VEGETARIAN BOUDIN SAUSAGE

A vegetarian blood sausage sounds absurd, and sure, it is a little crazy. However, we’re taking inspiration from the original, not attempting to recreate it. Traditionally, boudin, a regional New Orleans ingredient, is more like a rice and sausage casserole stuffed into a casing. So it makes perfect sense to take the spices and the texture of the rice and add another savory flavor. Here, smoked sun-dried tomatoes–not pork–provide the umami for this dish.
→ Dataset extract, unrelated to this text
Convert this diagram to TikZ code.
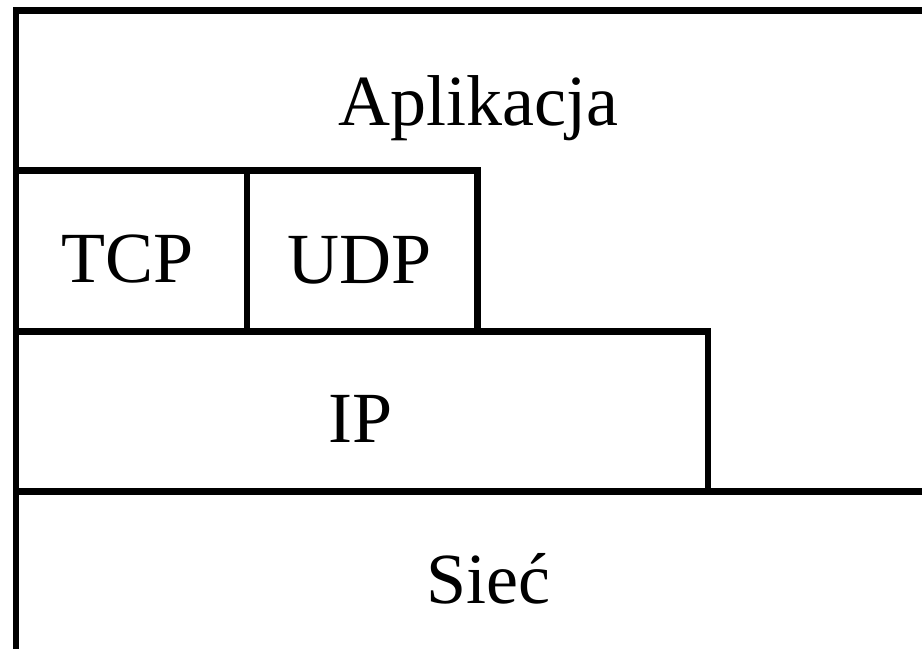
\documentclass[tikz,border=0pt]{standalone}
\usepackage{fontspec}
\setmainfont{Liberation Serif}
\begin{document}
\begin{tikzpicture}[x=1pt,y=-1pt,
  rule/.style={line width=6.5pt,line join=miter,line cap=butt},
  label/.style={anchor=base,inner sep=0pt,font=\fontsize{72}{80}\selectfont}]
\useasboundingbox (0,0) rectangle (922,649);
\fill[white] (0,0) rectangle (922,649);
% frame and layer borders
\coordinate (tr) at (922,10.5);
\coordinate (tl) at (16,10.5);
\coordinate (bl) at (16,649);
\draw[rule] (tr) -- (tl) -- (bl);
\coordinate (t1) at (16,170.5);
\coordinate (t2) at (477.5,170.5);
\coordinate (t3) at (477.5,331.5);
\draw[rule] (t1) -- (t2) -- (t3);
\coordinate (d1) at (247,170.5);
\coordinate (d2) at (247,331.5);
\draw[rule] (d1) -- (d2);
\coordinate (i1) at (16,331.5);
\coordinate (i2) at (708,331.5);
\coordinate (i3) at (708,491.5);
\draw[rule] (i1) -- (i2) -- (i3);
\coordinate (s1) at (16,491.5);
\coordinate (s2) at (922,491.5);
\draw[rule] (s1) -- (s2);
% labels
\node[label] (app) at (478,125) {Aplikacja};
\node[label] (tcp) at (128,282) {TCP};
\node[label] (udp) at (360,283) {UDP};
\node[label] (ip) at (361,442) {IP};
\node[label] (siec) at (488,603) {Sieć};
\end{tikzpicture}
\end{document}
Serve it like a hot dog on a French roll with sautéed onions and green peppers. Add our N’awlins Sauce (page 89) and some celery leaves to garnish.

2 tablespoons canola oil

1 cup diced onion

½ cup diced celery

½ teaspoon dried thyme

½ teaspoon crushed red pepper flakes

½ teaspoon smoked paprika

½ teaspoon granulated garlic

½ teaspoon dried oregano

Sea salt flakes and cracked black pepper (to taste)
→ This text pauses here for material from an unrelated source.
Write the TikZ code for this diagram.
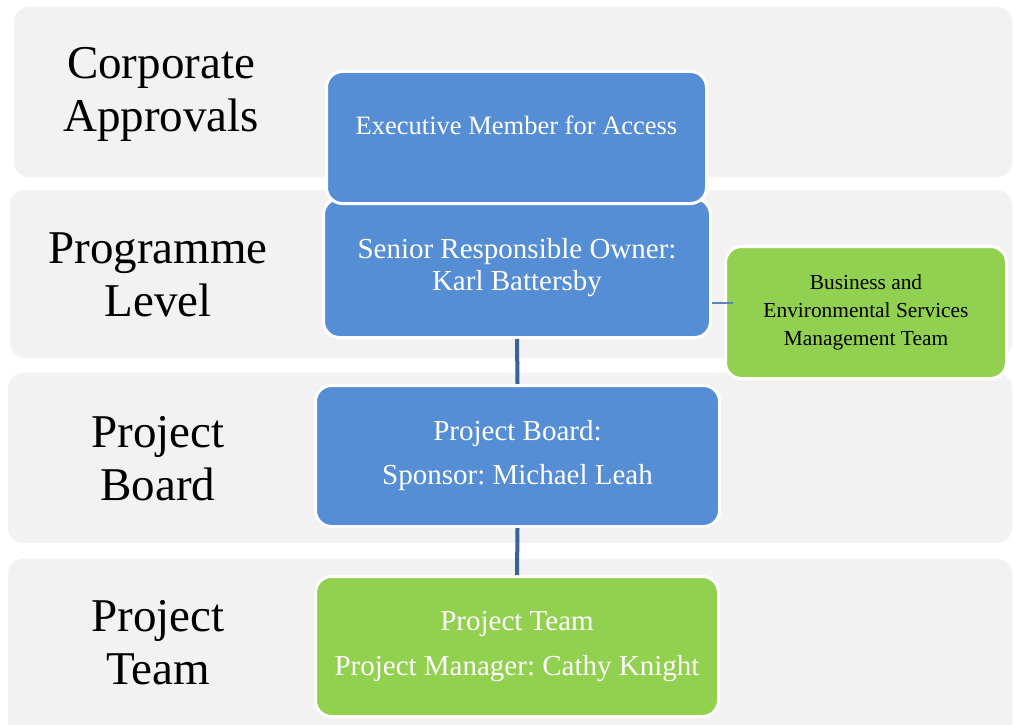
\documentclass[tikz,border=0pt]{standalone}
\usepackage{fontspec}
\setmainfont{Liberation Serif}
\frenchspacing
\definecolor{bandgray}{HTML}{F2F2F2}
\definecolor{boxblue}{HTML}{558ED5}
\definecolor{boxgreen}{HTML}{92D050}
\definecolor{linkdark}{HTML}{3A6399}
\definecolor{linkthin}{HTML}{5B84B8}
\tikzset{
  band/.style={fill=bandgray, draw=none, rounded corners=15pt},
  lvl/.style={align=center, font=\fontsize{47}{53}\selectfont, text=black, inner sep=0pt},
  orgbox/.style={draw=white, line width=3pt, rounded corners=16pt, align=center, inner sep=0pt},
  bluebox/.style={orgbox, fill=boxblue, text=white},
  greenbox/.style={orgbox, fill=boxgreen},
  thick link/.style={draw=linkdark, line width=4pt},
  thin link/.style={draw=linkthin, line width=1.5pt}
}
\begin{document}
\begin{tikzpicture}[x=1pt,y=-1pt]
\useasboundingbox (0,0) rectangle (1013,725);
\fill[white] (0,0) rectangle (1013,725);
% bands
\path[band] (14,7) rectangle (1012,177);
\path[band] (10,190) rectangle (1012,358);
\path[band] (8,373) rectangle (1012,543);
\path[band] (8,559) rectangle (1012,740);
% level labels
\node[lvl] (lcorp) at (161,94) {Corporate\\Approvals};
\node[lvl] (lprog) at (158,275) {Programme\\Level};
\node[lvl] (lboard) at (158,459) {Project\\Board};
\node[lvl] (lteam) at (158,643) {Project\\Team};
% boxes
\node[bluebox, minimum width=387pt, minimum height=139pt,
      font=\fontsize{29}{32}\selectfont] (sro) at (517,268)
  {Senior Responsible Owner:\\Karl Battersby};
\node[bluebox, minimum width=380pt, minimum height=132pt,
      font=\fontsize{26.5}{30}\selectfont, text height=18pt, text depth=25pt] (exec) at (516.5,137.5)
  {Executive Member for Access};
\node[greenbox, minimum width=281pt, minimum height=132pt,
      font=\fontsize{21.4}{28}\selectfont, text=black] (bes) at (866,312.5)
  {Business and\\Environmental Services\\Management Team};
\node[bluebox, minimum width=404pt, minimum height=141pt,
      font=\fontsize{29}{44}\selectfont] (pb) at (517.5,456)
  {Project Board:\\Sponsor: Michael Leah};
\node[greenbox, minimum width=403pt, minimum height=140pt,
      font=\fontsize{29}{45}\selectfont, text=white] (pt) at (517,646.5)
  {Project Team\\Project Manager: Cathy Knight};
% connectors
\coordinate (besin) at (733,303);
\draw[thin link] (sro.east |- besin) -- (besin);
\draw[thick link] (sro.south) -- (pb.north);
\draw[thick link] (pb.south) -- (pt.north);
\end{tikzpicture}
\end{document}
¼ cup white wine (like Pinot Grigio)

¼ cup chopped fresh parsley

2 cups smoked sun-dried tomatoes* (dry-packed)

1 cup cooked white rice

¾ cup vital wheat gluten

Heat the canola oil in a medium pan over medium heat. Add the onion and celery to the pan. Cook until the onion is translucent and beginning to brown. Add the thyme, red pepper flakes, paprika, garlic, oregano, salt, and pepper. Add the wine and allow the mixture to reduce until most of the liquid has evaporated.

Remove the pan from the heat and place the cooked vegetables into the work bowl of a food processor. Add the parsley and sun-dried tomatoes. Pulse the mixture 8 to 10 times or until it's finely chopped yet still distinct. Place the mixture into a large bowl along with the cooked rice and vital wheat gluten. Mix it all vigorously by hand for at least 2 minutes.
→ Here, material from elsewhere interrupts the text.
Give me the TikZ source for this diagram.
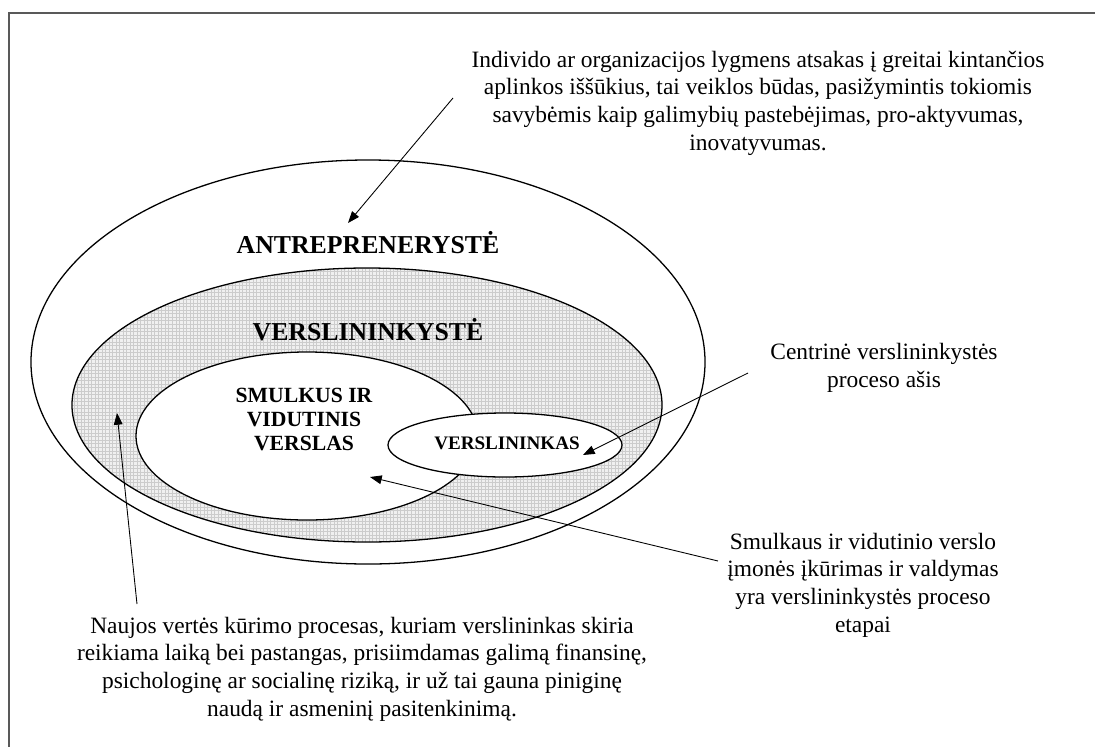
\documentclass[tikz,border=0pt]{standalone}
\usepackage{fontspec}
\setmainfont{Liberation Serif}
\usetikzlibrary{arrows.meta,patterns,shapes.geometric}

\tikzset{
  note/.style={align=center,font=\fontsize{20}{23.6}\selectfont},
  heading/.style={align=center,font=\bfseries\fontsize{22}{25}\selectfont},
  ring/.style={shape=ellipse,draw=black,line width=1.1pt,inner sep=0pt},
  pointer/.style={-{Triangle[length=10pt,width=7.5pt]},line width=0.75pt}
}

\begin{document}
\begin{tikzpicture}[x=0.03cm,y=-0.03cm]
    \useasboundingbox (0,0) rectangle (1095,746);
    \draw[black!65,line width=1.2pt] (9,760) -- (9,13) -- (1110,13);

    % ellipses, from outside in
    \node[ring,fill=white,minimum width=20.22cm,minimum height=12.12cm] (antr) at (368,362) {};
    \node[ring,preaction={fill=black!6},pattern=grid,pattern color=black!20,
          minimum width=17.7cm,minimum height=8.22cm] (versl) at (367,405) {};
    \node[ring,fill=white,minimum width=10.26cm,minimum height=5.04cm] (svv) at (307,436) {};
    \node[ring,fill=white,minimum width=7.02cm,minimum height=1.92cm] (vrs) at (505,445) {};

    \node[heading] (antrtxt) at (368,243) {ANTREPRENERYSTĖ};
    \node[heading] (versltxt) at (368,330) {VERSLININKYSTĖ};
    \node[heading,font=\bfseries\fontsize{18.5}{20.5}\selectfont] (svvtxt) at (304,419) {SMULKUS IR\\VIDUTINIS\\VERSLAS};
    \node[heading,font=\bfseries\fontsize{16.3}{18}\selectfont] (vrstxt) at (507,443) {VERSLININKAS};

    % notes
    \node[note] (topnote) at (758,103) {Individo ar organizacijos lygmens atsakas į greitai kintančios\\
        aplinkos iššūkius, tai veiklos būdas, pasižymintis tokiomis\\
        savybėmis kaip galimybių pastebėjimas, pro-aktyvumas,\\
        inovatyvumas.};
    \node[note] (ashnote) at (884,368) {Centrinė verslininkystės\\proceso ašis};
    \node[note] (etapnote) at (863,585) {Smulkaus ir vidutinio verslo\\
        įmonės įkūrimas ir valdymas\\
        yra verslininkystės proceso\\
        etapai};
    \node[note] (naujnote) at (362,669) {Naujos vertės kūrimo procesas, kuriam verslininkas skiria\\
        reikiama laiką bei pastangas, prisiimdamas galimą finansinę,\\
        psichologinę ar socialinę riziką, ir už tai gauna piniginę\\
        naudą ir asmeninį pasitenkinimą.};

    % arrows
    \coordinate (p1) at (453,98);   \coordinate (q1) at (348,223);
    \coordinate (p2) at (748,373);  \coordinate (q2) at (583,455);
    \coordinate (p3) at (718,561);  \coordinate (q3) at (370,477);
    \coordinate (p4) at (137,604);  \coordinate (q4) at (117,413);
    \draw[pointer] (p1) -- (q1);
    \draw[pointer] (p2) -- (q2);
    \draw[pointer] (p3) -- (q3);
    \draw[pointer] (p4) -- (q4);
\end{tikzpicture}
\end{document}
Pull out six pieces of foil in 4-inch sections. Place a ½-cup portion (for smaller sausages, use ¼ cup) on each foil, and form it roughly into a log shape. (No need to be too precise.) Roll the foil into a tube and twist the ends. Each sausage should be 4–5 inches long. Repeat the process until all the mixture has been used. Place the foil-wrapped sausages into a steamer basket, and steam them for 45 minutes. (Our steamer is just a metal colander that fits nicely into a stock pot.) They will plump and take shape when steamed. Remove the sausages and allow them to cool completely.

When you’re ready to serve, brush each sausage with canola oil before grilling. Grill on high for 2 minutes per side or until well-marked. Serve on a warm French roll with sautéed peppers and onions, plenty of N’awlins Sauce (page 89), and celery leaves for garnish.

Makes 6 large sausages.

*Smoke regular sun-dried tomatoes for 4 minutes using our Quick-Smoking Method (page 231) or buy them pre-smoked or add 1 teaspoon of liquid smoke just before adding in the wheat gluten.